Wednesday goes on a journey in Season 1, and we watch her evolve from a closed-off sardonic teen to a slightly less closed-off sardonic teen. The development for her is organic and sensible — she doesn’t transform into an Enid by any means, and that wouldn’t work for her character. The supporting cast development started shaky for me, but by the end, I became smitten, namely with Enid, Eugene and Bianca.

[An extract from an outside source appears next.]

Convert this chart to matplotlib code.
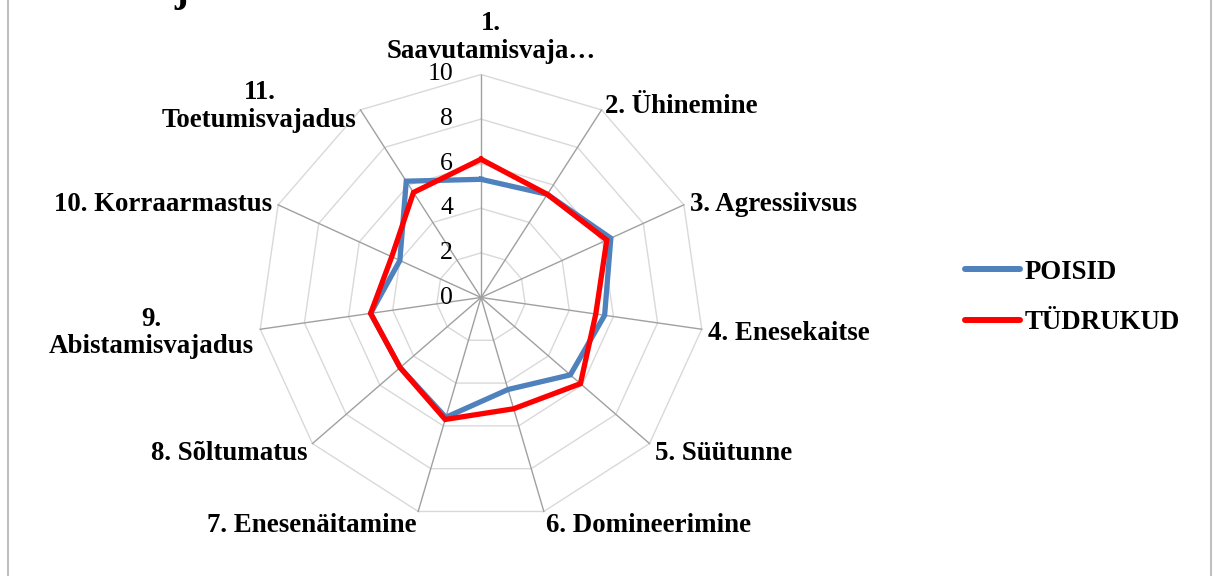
import numpy as np
import matplotlib.pyplot as plt
from matplotlib.lines import Line2D
from matplotlib.transforms import offset_copy

categories = ["1.\nSaavutamisvaja…", "2. Ühinemine", "3. Agressiivsus", "4. Enesekaitse",
              "5. Süütunne", "6. Domineerimine", "7. Enesenäitamine", "8. Sõltumatus",
              "9.\nAbistamisvajadus", "10. Korraarmastus", "11.\nToetumisvajadus"]
poisid = [5.3, 5.5, 6.4, 5.6, 5.3, 4.3, 5.6, 4.8, 5.0, 4.0, 6.2]
tydrukud = [6.2, 5.5, 6.2, 5.2, 5.9, 5.2, 5.7, 4.8, 5.0, 4.4, 5.6]
rticks = [0, 2, 4, 6, 8, 10]

W, H = 1213, 576
fig = plt.figure(figsize=(W / 100, H / 100), dpi=100)

cx, cy, R = 481, 297.5, 223
ax = fig.add_axes([(cx - R) / W, (H - cy - R) / H, 2 * R / W, 2 * R / H], projection="polar")
ax.set_theta_zero_location("N")
ax.set_theta_direction(-1)
ax.set_ylim(0, 10)
ax.set_xticks([])
ax.set_yticks([])
ax.grid(False)
ax.spines["polar"].set_visible(False)
ax.patch.set_visible(False)

n = len(categories)
theta = np.linspace(0, 2 * np.pi, n, endpoint=False)
theta_c = np.append(theta, theta[0])

# polygon grid
for r in rticks[1:]:
    ax.plot(theta_c, [r] * (n + 1), color="#D9D9D9", lw=1.0, clip_on=False, zorder=1)
# spokes
for t in theta:
    ax.plot([t, t], [0, 10], color="#A0A0A0", lw=1.0, clip_on=False, zorder=2)

ax.plot(theta_c, poisid + poisid[:1], color="#4F81BD", lw=3.8, solid_joinstyle="miter",
        label="POISID", zorder=3)
ax.plot(theta_c, tydrukud + tydrukud[:1], color="#FF0000", lw=3.8, solid_joinstyle="miter",
        label="TÜDRUKUD", zorder=4)

# radial tick labels left of the top spoke
tlab = offset_copy(ax.transData, fig=fig, x=-28, y=0, units="dots")
for r in rticks:
    ax.text(0, r, str(r), transform=tlab, ha="right", va="center",
            fontfamily="Liberation Serif", fontsize=18.5, zorder=5)

# category labels
for t, lab in zip(theta, categories):
    s, c = np.sin(t), np.cos(t)
    dx, dy = 0, -2 - 6 * max(0, -c)
    if abs(s) < 0.01:
        ha, va = "center", "bottom"
        dx, dy = 10, 4
    elif s > 0:
        ha, va = "left", "center"
    else:
        ha, va = "right", "center"
    tr = offset_copy(ax.transData, fig=fig, x=dx, y=dy, units="dots")
    ax.text(t, 10.3, lab, transform=tr, ha=ha, va=va, multialignment="center",
            fontfamily="Liberation Serif", fontweight="bold", fontsize=19.4, linespacing=1.15)

leg = fig.legend(loc="center left", bbox_to_anchor=(965 / W, (H - 297.5) / H),
                 frameon=False, borderpad=0, borderaxespad=0, handlelength=2.05,
                 handletextpad=0.15, labelspacing=0.95,
                 prop={"family": "Liberation Serif", "weight": "bold", "size": 19.4})
for h in leg.get_lines():
    h.set_solid_capstyle("round")
    h.set_linewidth(4.3)

# cut-off title descender at the top
fig.text(174 / W, 1 - 1 / H, "j", ha="left", va="baseline",
         fontfamily="Liberation Serif", fontweight="bold", fontsize=30)

# chart border
for x in (8, 1211):
    fig.add_artist(Line2D([x / W, x / W], [0, 1], transform=fig.transFigure,
                          color="#BFBFBF", lw=1.5))

fig.savefig("out.png", dpi=100)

Wednesday doles out red herrings and misdirects aplenty this season and kept me guessing who might be the culprit behind the grisly murders. Despite feeling like a sanitized, safe version of a Tim Burton project; despite the reliance on predictable, unoriginal tropes; despite the hokey teen drama, I genuinely enjoyed this series. It’s entertaining, and Wednesday’s one-liners are hilarious. It’s also bursting with heart and overflowing with love while encouraging viewers to embrace their innate weirdness. For all its narrative issues, I find myself wanting more. A few hints at a potential second season are in the final minutes of “A Murder of Woes.” Bring it on!
Additionally, I love the Easter eggs and references to the Addams Family ’90s films. I wish we had more time with Gomez, Morticia and Pugsley, but perhaps Season 2 will give us that. I need those family dynamics like I need to snap-snap.